(Plotting code records)
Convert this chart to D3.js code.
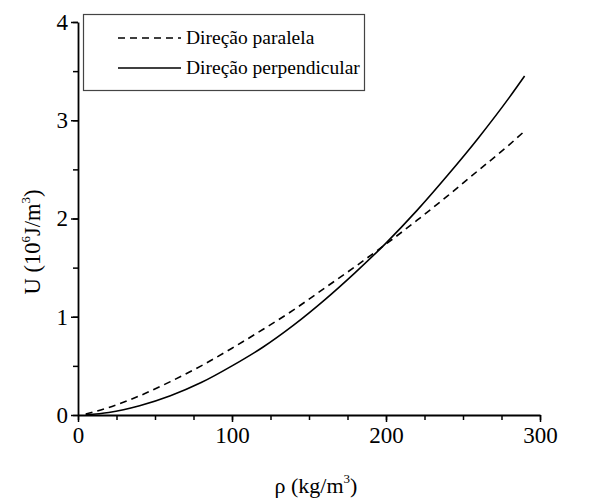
<!DOCTYPE html>
<html>
<head>
<meta charset="utf-8">
<script src="https://cdn.jsdelivr.net/npm/d3@7"></script>
<style>
  body { margin: 0; background: #fff; }
  svg { display: block; font-family: 'Liberation Serif', 'Times New Roman', serif; }
</style>
</head>
<body>
<script>
// densidade (kg/m3)
const rho = [5, 20, 40, 60, 80, 100, 120, 140, 160, 180, 200, 220, 240, 260, 280, 290]
// U (10^6 J/m3)
const paralela      = [0.01, 0.076, 0.195, 0.34, 0.50, 0.68, 0.87, 1.07, 1.29, 1.51, 1.74, 1.98, 2.23, 2.49, 2.75, 2.89]
const perpendicular = [0.002, 0.026, 0.094, 0.196, 0.33, 0.50, 0.69, 0.915, 1.17, 1.45, 1.75, 2.08, 2.44, 2.82, 3.23, 3.45]

const series = [
  { name: 'Direção paralela', values: paralela, dash: '7,5' },
  { name: 'Direção perpendicular', values: perpendicular, dash: null }
]

const xTicks = [0, 100, 200, 300]
const yTicks = [0, 1, 2, 3, 4]

const width = 597, height = 500
const serif = 'Liberation Serif'

let svg = d3.select('body').append('svg')
  .attr('width', width)
  .attr('height', height)

let x = d3.scaleLinear().domain([0, 300]).range([78, 540])
let y = d3.scaleLinear().domain([0, 4]).range([415, 22])

// minor ticks
svg.append('g')
  .attr('transform', `translate(0,${y(0)})`)
  .call(d3.axisBottom(x).tickValues(d3.range(0, 301, 25)).tickSize(5).tickFormat(''))
  .call(g => g.select('.domain').remove())
  .call(g => g.selectAll('line').attr('stroke-width', 1.5))

svg.append('g')
  .attr('transform', `translate(${x(0)},0)`)
  .call(d3.axisLeft(y).tickValues(d3.range(0, 4.01, 0.5)).tickSize(5).tickFormat(''))
  .call(g => g.select('.domain').remove())
  .call(g => g.selectAll('line').attr('stroke-width', 1.5))

// major ticks + labels
let xAxis = svg.append('g')
  .attr('transform', `translate(0,${y(0)})`)
  .call(d3.axisBottom(x).tickValues(xTicks).tickSize(7).tickSizeOuter(0).tickPadding(5).tickFormat(d3.format('d')))
xAxis.select('.domain').attr('stroke-width', 1.8)
xAxis.selectAll('line').attr('stroke-width', 1.5)
xAxis.selectAll('text').attr('font-size', 23).attr('font-family', serif).attr('fill', '#000')

let yAxis = svg.append('g')
  .attr('transform', `translate(${x(0)},0)`)
  .call(d3.axisLeft(y).tickValues(yTicks).tickSize(7).tickSizeOuter(0).tickPadding(3).tickFormat(d3.format('d')))
yAxis.select('.domain').attr('stroke-width', 1.8)
yAxis.selectAll('line').attr('stroke-width', 1.5)
yAxis.selectAll('text').attr('font-size', 23).attr('font-family', serif).attr('fill', '#000')

// curves
let line = d3.line()
  .x((d, i) => x(rho[i]))
  .y(d => y(d))
  .curve(d3.curveMonotoneX)

svg.append('g').selectAll('path')
  .data(series)
  .join('path')
    .attr('d', d => line(d.values))
    .attr('fill', 'none')
    .attr('stroke', '#000')
    .attr('stroke-width', 1.6)
    .attr('stroke-dasharray', d => d.dash)

// legend
let legend = svg.append('g')
legend.append('rect')
  .attr('x', 83.5).attr('y', 14.5)
  .attr('width', 281).attr('height', 76)
  .attr('fill', '#fff')
  .attr('stroke', '#444')
  .attr('stroke-width', 1.2)

let item = legend.selectAll('g.item')
  .data(series)
  .join('g')
    .classed('item', true)
    .attr('transform', (d, i) => `translate(0,${38 + i * 30})`)

item.append('line')
  .attr('x1', 118).attr('x2', 181)
  .attr('stroke', '#000')
  .attr('stroke-width', 1.5)
  .attr('stroke-dasharray', d => d.dash)

item.append('text')
  .attr('x', 186)
  .attr('dy', '0.33em')
  .attr('font-size', 19.5)
  .text(d => d.name)

// axis titles
let xt = svg.append('text')
  .attr('x', 316).attr('y', 493)
  .attr('text-anchor', 'middle')
  .attr('font-size', 22)
xt.append('tspan').text('ρ (kg/m')
xt.append('tspan').attr('font-size', 13).attr('dy', -10).text('3')
xt.append('tspan').attr('dy', 10).text(')')

let yt = svg.append('text')
  .attr('transform', 'translate(40,242) rotate(-90)')
  .attr('text-anchor', 'middle')
  .attr('font-size', 22.5)
yt.append('tspan').text('U (10')
yt.append('tspan').attr('font-size', 13).attr('dy', -10).text('6')
yt.append('tspan').attr('dy', 10).text('J/m')
yt.append('tspan').attr('font-size', 13).attr('dy', -10).text('3')
yt.append('tspan').attr('dy', 10).text(')')
</script>
</body>
</html>
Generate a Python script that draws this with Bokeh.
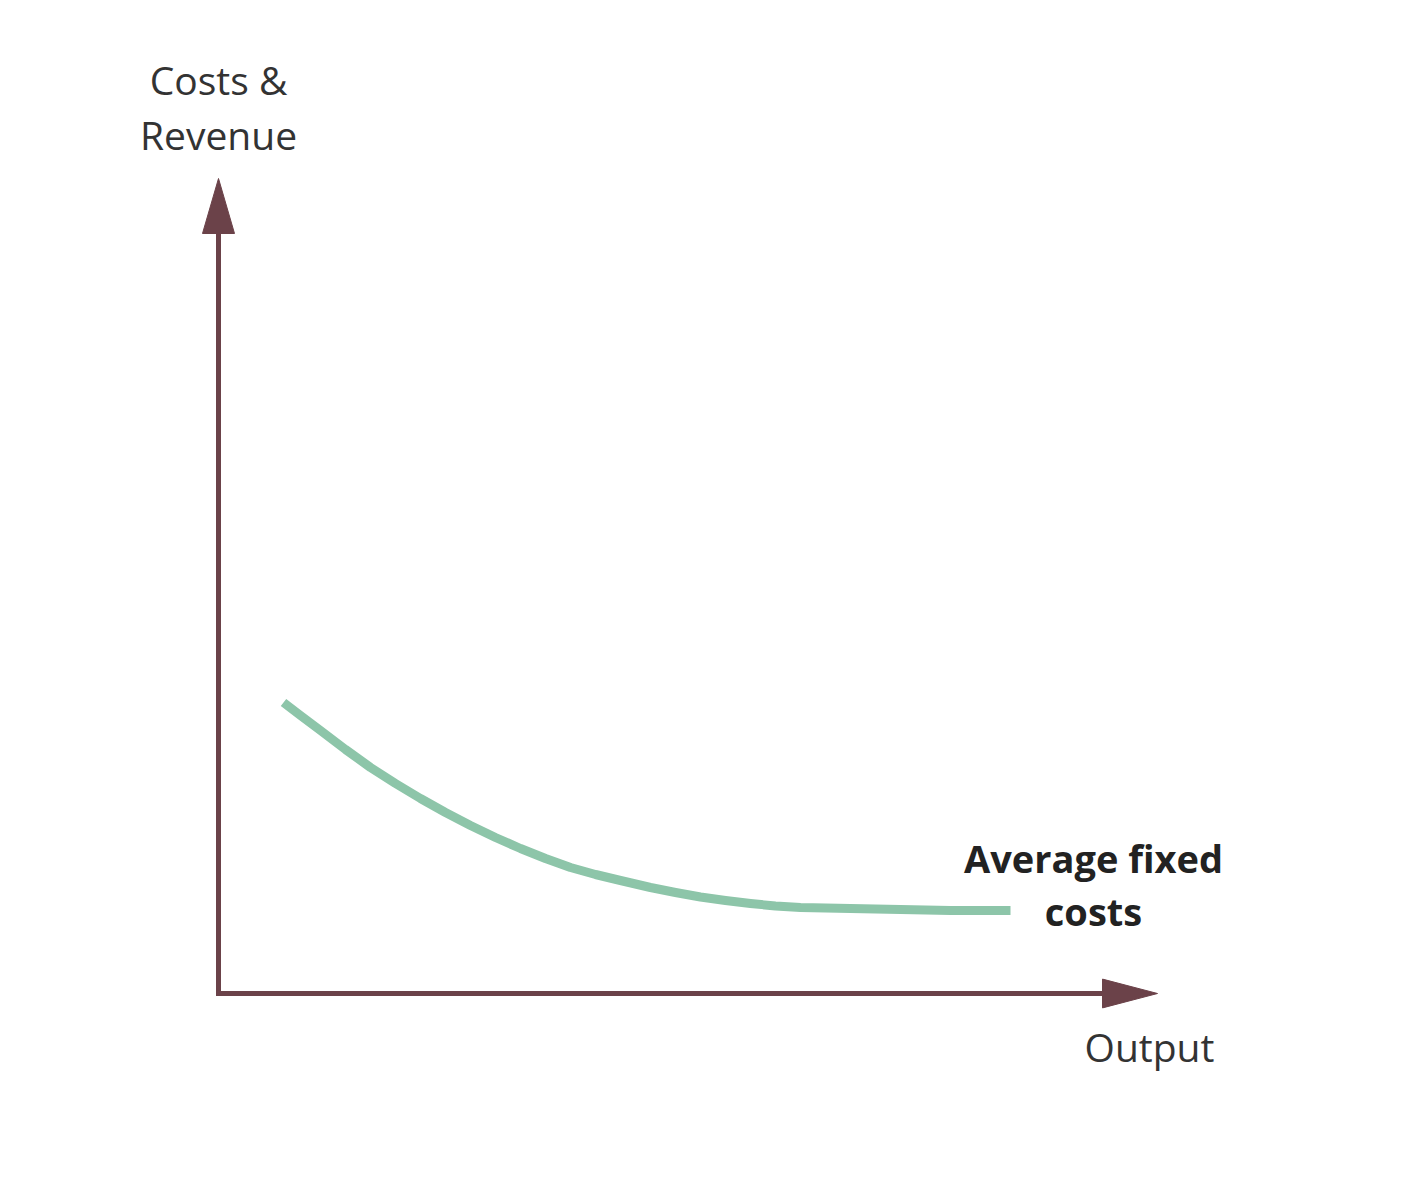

## TASK TO CARRY OUT
In your copy of the records, include no pictures; repeat everything else exactly.

## PROBLEM SOLUTION
Convert this chart to D3.js code.
<!DOCTYPE html>
<html>
<head>
<meta charset="utf-8">
<script src="https://cdn.jsdelivr.net/npm/d3@7"></script>
<style>
  body { margin: 0; background: #fff; }
  svg { display: block; font-family: 'Liberation Serif', 'Times New Roman', serif; }
</style>
</head>
<body>
<script>
// densidade (kg/m3)
const rho = [5, 20, 40, 60, 80, 100, 120, 140, 160, 180, 200, 220, 240, 260, 280, 290]
// U (10^6 J/m3)
const paralela      = [0.01, 0.076, 0.195, 0.34, 0.50, 0.68, 0.87, 1.07, 1.29, 1.51, 1.74, 1.98, 2.23, 2.49, 2.75, 2.89]
const perpendicular = [0.002, 0.026, 0.094, 0.196, 0.33, 0.50, 0.69, 0.915, 1.17, 1.45, 1.75, 2.08, 2.44, 2.82, 3.23, 3.45]

const series = [
  { name: 'Direção paralela', values: paralela, dash: '7,5' },
  { name: 'Direção perpendicular', values: perpendicular, dash: null }
]

const xTicks = [0, 100, 200, 300]
const yTicks = [0, 1, 2, 3, 4]

const width = 597, height = 500
const serif = 'Liberation Serif'

let svg = d3.select('body').append('svg')
  .attr('width', width)
  .attr('height', height)

let x = d3.scaleLinear().domain([0, 300]).range([78, 540])
let y = d3.scaleLinear().domain([0, 4]).range([415, 22])

// minor ticks
svg.append('g')
  .attr('transform', `translate(0,${y(0)})`)
  .call(d3.axisBottom(x).tickValues(d3.range(0, 301, 25)).tickSize(5).tickFormat(''))
  .call(g => g.select('.domain').remove())
  .call(g => g.selectAll('line').attr('stroke-width', 1.5))

svg.append('g')
  .attr('transform', `translate(${x(0)},0)`)
  .call(d3.axisLeft(y).tickValues(d3.range(0, 4.01, 0.5)).tickSize(5).tickFormat(''))
  .call(g => g.select('.domain').remove())
  .call(g => g.selectAll('line').attr('stroke-width', 1.5))

// major ticks + labels
let xAxis = svg.append('g')
  .attr('transform', `translate(0,${y(0)})`)
  .call(d3.axisBottom(x).tickValues(xTicks).tickSize(7).tickSizeOuter(0).tickPadding(5).tickFormat(d3.format('d')))
xAxis.select('.domain').attr('stroke-width', 1.8)
xAxis.selectAll('line').attr('stroke-width', 1.5)
xAxis.selectAll('text').attr('font-size', 23).attr('font-family', serif).attr('fill', '#000')

let yAxis = svg.append('g')
  .attr('transform', `translate(${x(0)},0)`)
  .call(d3.axisLeft(y).tickValues(yTicks).tickSize(7).tickSizeOuter(0).tickPadding(3).tickFormat(d3.format('d')))
yAxis.select('.domain').attr('stroke-width', 1.8)
yAxis.selectAll('line').attr('stroke-width', 1.5)
yAxis.selectAll('text').attr('font-size', 23).attr('font-family', serif).attr('fill', '#000')

// curves
let line = d3.line()
  .x((d, i) => x(rho[i]))
  .y(d => y(d))
  .curve(d3.curveMonotoneX)

svg.append('g').selectAll('path')
  .data(series)
  .join('path')
    .attr('d', d => line(d.values))
    .attr('fill', 'none')
    .attr('stroke', '#000')
    .attr('stroke-width', 1.6)
    .attr('stroke-dasharray', d => d.dash)

// legend
let legend = svg.append('g')
legend.append('rect')
  .attr('x', 83.5).attr('y', 14.5)
  .attr('width', 281).attr('height', 76)
  .attr('fill', '#fff')
  .attr('stroke', '#444')
  .attr('stroke-width', 1.2)

let item = legend.selectAll('g.item')
  .data(series)
  .join('g')
    .classed('item', true)
    .attr('transform', (d, i) => `translate(0,${38 + i * 30})`)

item.append('line')
  .attr('x1', 118).attr('x2', 181)
  .attr('stroke', '#000')
  .attr('stroke-width', 1.5)
  .attr('stroke-dasharray', d => d.dash)

item.append('text')
  .attr('x', 186)
  .attr('dy', '0.33em')
  .attr('font-size', 19.5)
  .text(d => d.name)

// axis titles
let xt = svg.append('text')
  .attr('x', 316).attr('y', 493)
  .attr('text-anchor', 'middle')
  .attr('font-size', 22)
xt.append('tspan').text('ρ (kg/m')
xt.append('tspan').attr('font-size', 13).attr('dy', -10).text('3')
xt.append('tspan').attr('dy', 10).text(')')

let yt = svg.append('text')
  .attr('transform', 'translate(40,242) rotate(-90)')
  .attr('text-anchor', 'middle')
  .attr('font-size', 22.5)
yt.append('tspan').text('U (10')
yt.append('tspan').attr('font-size', 13).attr('dy', -10).text('6')
yt.append('tspan').attr('dy', 10).text('J/m')
yt.append('tspan').attr('font-size', 13).attr('dy', -10).text('3')
yt.append('tspan').attr('dy', 10).text(')')
</script>
</body>
</html>
Generate a Python script that draws this with Bokeh.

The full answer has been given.